United States v. Darnall

Case summary: A panel of members with enlisted representation sitting as a general court-martial convicted appellant, contrary to his pleas, of four specifications of conspiracy; one specification of making a false official statement; twelve specifications of importing, possessing with the intent to distribute, distributing, and manufacturing controlled substances; four specifications of possessing, distributing, and importing controlled substance analogues; and seven specifications of using a communication facility in furtherance of a conspiracy in violation of Articles 81, 107, 112a, and 134, UCMJ, 10 U.S.C. §§ 881, 907, 912a, and 934 (2012).
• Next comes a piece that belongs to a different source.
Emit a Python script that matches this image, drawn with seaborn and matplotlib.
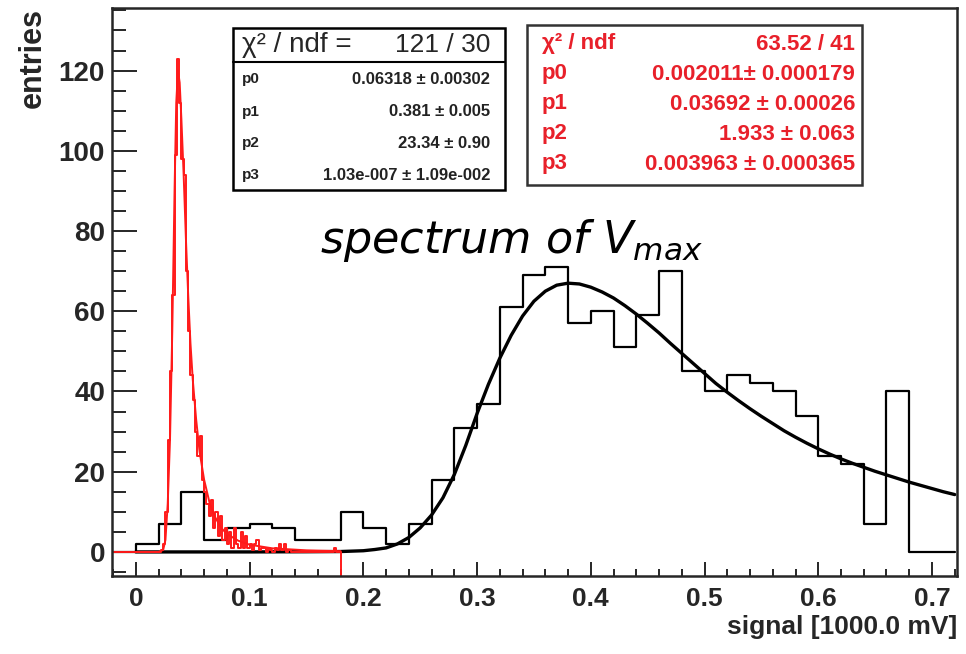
import numpy as np
import seaborn as sns
import matplotlib
matplotlib.use("Agg")
import matplotlib.pyplot as plt
from matplotlib.ticker import MultipleLocator

# black histogram: 0.02 wide bins starting at -0.02
black_lo = -0.02
black_w = 0.02
black_counts = [0, 2, 7, 15, 3, 6, 7, 6, 3, 3, 10, 6, 2, 7, 18, 31, 37, 61, 69, 71,
                57, 60, 51, 59, 70, 45, 40, 44, 42, 40, 34, 24, 22, 7, 40, 0, 0]

# red histogram: 0.002 wide bins starting at -0.02
red_lo = -0.02
red_w = 0.002
red_counts = ([0] * 21 +
              [0.5, 2, 10, 28, 45, 64, 99, 123, 112, 98, 94, 70, 55, 44, 38, 30, 24, 29, 18, 15,
               12, 9, 13, 6, 10, 4, 9, 3, 6, 2, 5, 1, 6, 2, 1, 5, 1, 4, 1, 2,
               0.5, 2, 3, 0.5, 1, 1, 0, 1, 0.5, 0, 1, 0.5, 2, 0.5, 2, 0, 0.5] +
              [0] * 19 + [1, 0, 0])

# black fit curve
fit_x = [0.00, 0.05, 0.10, 0.15, 0.18, 0.20, 0.21, 0.22, 0.23, 0.24, 0.25, 0.26, 0.27, 0.28,
         0.29, 0.30, 0.31, 0.32, 0.33, 0.34, 0.35, 0.36, 0.37, 0.38, 0.39, 0.40, 0.41, 0.42,
         0.43, 0.44, 0.45, 0.46, 0.47, 0.48, 0.49, 0.50, 0.51, 0.52, 0.53, 0.54, 0.55, 0.56,
         0.57, 0.58, 0.59, 0.60, 0.61, 0.62, 0.63, 0.64, 0.65, 0.66, 0.67, 0.68, 0.69, 0.70,
         0.71, 0.72]
fit_y = [0, 0, 0, 0.05, 0.1, 0.3, 0.6, 1.0, 2.0, 3.6, 6.0, 9.2, 13.5, 19.3,
         26.5, 34.5, 41.8, 48.3, 54.0, 58.8, 62.5, 65.0, 66.5, 67.0, 66.8, 66.0, 64.8, 63.3,
         61.4, 59.3, 57.0, 54.6, 52.0, 49.5, 47.0, 44.5, 42.0, 39.8, 37.7, 35.7, 33.8, 32.0,
         30.2, 28.6, 27.1, 25.7, 24.4, 23.2, 22.1, 21.1, 20.1, 19.2, 18.3, 17.4, 16.6, 15.8,
         15.0, 14.3]

# red fit curve
rfit_x = [0.0, 0.02, 0.024, 0.026, 0.028, 0.030, 0.032, 0.034, 0.0355, 0.037, 0.0385, 0.040,
          0.042, 0.044, 0.046, 0.048, 0.050, 0.053, 0.056, 0.060, 0.065, 0.070, 0.075, 0.08,
          0.09, 0.10, 0.12, 0.15, 0.18]
rfit_y = [0, 0, 0.5, 3, 12, 28, 55, 90, 112, 120, 117, 108,
          94, 78, 64, 52, 43, 33, 25, 18, 12, 8.5, 6, 4.5,
          2.8, 1.8, 0.9, 0.4, 0.2]

black_stats = [("p0", "0.06318 ± 0.00302"), ("p1", "0.381 ± 0.005"),
               ("p2", "23.34 ± 0.90"), ("p3", "1.03e-007 ± 1.09e-002")]
red_stats = [("χ² / ndf", "63.52 / 41"), ("p0", "0.002011± 0.000179"),
             ("p1", "0.03692 ± 0.00026"), ("p2", "1.933 ± 0.063"),
             ("p3", "0.003963 ± 0.000365")]

sns.set_style("ticks")
plt.rcParams['font.family'] = ['Liberation Sans', 'DejaVu Sans']
plt.rcParams['mathtext.fontset'] = 'dejavusans'

RED = '#ff1a1a'
TXT_RED = '#e8202a'

black_edges = black_lo + black_w * np.arange(len(black_counts) + 1)
red_edges = red_lo + red_w * np.arange(len(red_counts) + 1)

fig = plt.figure(figsize=(9.66, 6.54), dpi=100)
ax = fig.add_axes([112 / 966, 1 - 576 / 654, 845 / 966, 568 / 654])

# step histograms (counts repeated for the closing edge)
sns.lineplot(x=black_edges, y=black_counts + black_counts[-1:], drawstyle='steps-post',
             color='black', linewidth=1.6, ax=ax)
sns.lineplot(x=fit_x, y=fit_y, color='black', linewidth=2.4, ax=ax)
sns.lineplot(x=red_edges, y=red_counts + red_counts[-1:], drawstyle='steps-post',
             color=RED, linewidth=1.4, ax=ax)
sns.lineplot(x=rfit_x, y=rfit_y, color=RED, linewidth=1.4, ax=ax)

ax.set_xlim(-0.021, 0.722)
ax.set_ylim(-6, 135.6)
ax.vlines(red_edges[-1], -6, 0, color=RED, linewidth=1.4)

ax.xaxis.set_minor_locator(MultipleLocator(0.02))
ax.yaxis.set_minor_locator(MultipleLocator(5))
ax.set_xticks(np.arange(0, 0.71, 0.1))
ax.set_xticklabels(['0', '0.1', '0.2', '0.3', '0.4', '0.5', '0.6', '0.7'])
ax.set_yticks(np.arange(0, 121, 20))
ax.tick_params(direction='in', which='both', top=False, right=False, width=1.4)
ax.tick_params(axis='x', which='major', length=10, pad=8, labelsize=19)
ax.tick_params(axis='x', which='minor', length=5)
ax.tick_params(axis='y', which='major', length=18, pad=5, labelsize=20)
ax.tick_params(axis='y', which='minor', length=10)
for lab in ax.get_xticklabels() + ax.get_yticklabels():
    lab.set_fontweight('bold')
for sp in ax.spines.values():
    sp.set_visible(True)
    sp.set_linewidth(1.8)

ax.set_xlabel('signal [1000.0 mV]', loc='right', fontsize=19, fontweight='bold', labelpad=3)
ax.set_ylabel('entries', loc='top', fontsize=22, fontweight='bold', labelpad=8)


def axfrac(px, py):
    return (px - 112) / 845, (576 - py) / 568


# black stats box
x0, y0 = axfrac(233, 190)
x1, y1 = axfrac(505, 28)
ax.add_patch(plt.Rectangle((x0, y0), x1 - x0, y1 - y0, transform=ax.transAxes,
                           fill=True, facecolor='white', edgecolor='black', lw=1.8, zorder=5))
sx, sy = axfrac(233, 62)
ax.plot([x0, x1], [sy, sy], transform=ax.transAxes, color='black', lw=1.5, zorder=6)
lx, _ = axfrac(242, 0)
rx, _ = axfrac(490, 0)
_, hy = axfrac(0, 45)
ax.text(lx, hy, 'χ² / ndf =', transform=ax.transAxes, fontsize=20, va='center', ha='left', zorder=7)
ax.text(rx, hy, '121 / 30', transform=ax.transAxes, fontsize=19, va='center', ha='right', zorder=7)
for (name, val), py in zip(black_stats, [79, 112, 143, 175]):
    _, ty = axfrac(0, py)
    ax.text(lx, ty, name, transform=ax.transAxes, fontsize=11, fontweight='bold',
            va='center', ha='left', color='#222222', zorder=7)
    ax.text(rx, ty, val, transform=ax.transAxes, fontsize=12, fontweight='bold',
            va='center', ha='right', color='#222222', zorder=7)

# red stats box
x0, y0 = axfrac(527, 185)
x1, y1 = axfrac(862, 25)
ax.add_patch(plt.Rectangle((x0, y0), x1 - x0, y1 - y0, transform=ax.transAxes,
                           fill=True, facecolor='white', edgecolor='#333333', lw=1.8, zorder=5))
lx, _ = axfrac(542, 0)
rx, _ = axfrac(855, 0)
for (name, val), py in zip(red_stats, [44, 74, 104, 134, 164]):
    _, ty = axfrac(0, py)
    ax.text(lx, ty, name, transform=ax.transAxes, fontsize=16, fontweight='bold',
            va='center', ha='left', color=TXT_RED, zorder=7)
    ax.text(rx, ty, val, transform=ax.transAxes, fontsize=16, fontweight='bold',
            va='center', ha='right', color=TXT_RED, zorder=7)

tx, ty = axfrac(511, 253)
ax.text(tx, ty, r'$\mathit{spectrum\ of\ V_{max}}$', transform=ax.transAxes,
        fontsize=32, ha='center', va='baseline', color='black')

fig.savefig('out.png', dpi=100)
The members sentenced appellant to reduction in pay grade to E-1, six years’ confinement, and a dishonorable discharge. The Convening Authority approved the adjudged sentence, suspended confinement in excess of five years, and, except for the dishonorable discharge, ordered the sentence executed.

Issue: THE MILITARY JUDGE HELD THAT THERE WAS SUFFICIENT PROBABLE CAUSE FOR A CID AGENT TO ARREST APPELLANT. WAS THIS AN ERRONEOUS RULING, AND IF SO, SHOULD ALL EVIDENCE FLOWING FROM THE APPREHENSION HAVE BEEN SUPPRESSED AT TRIAL?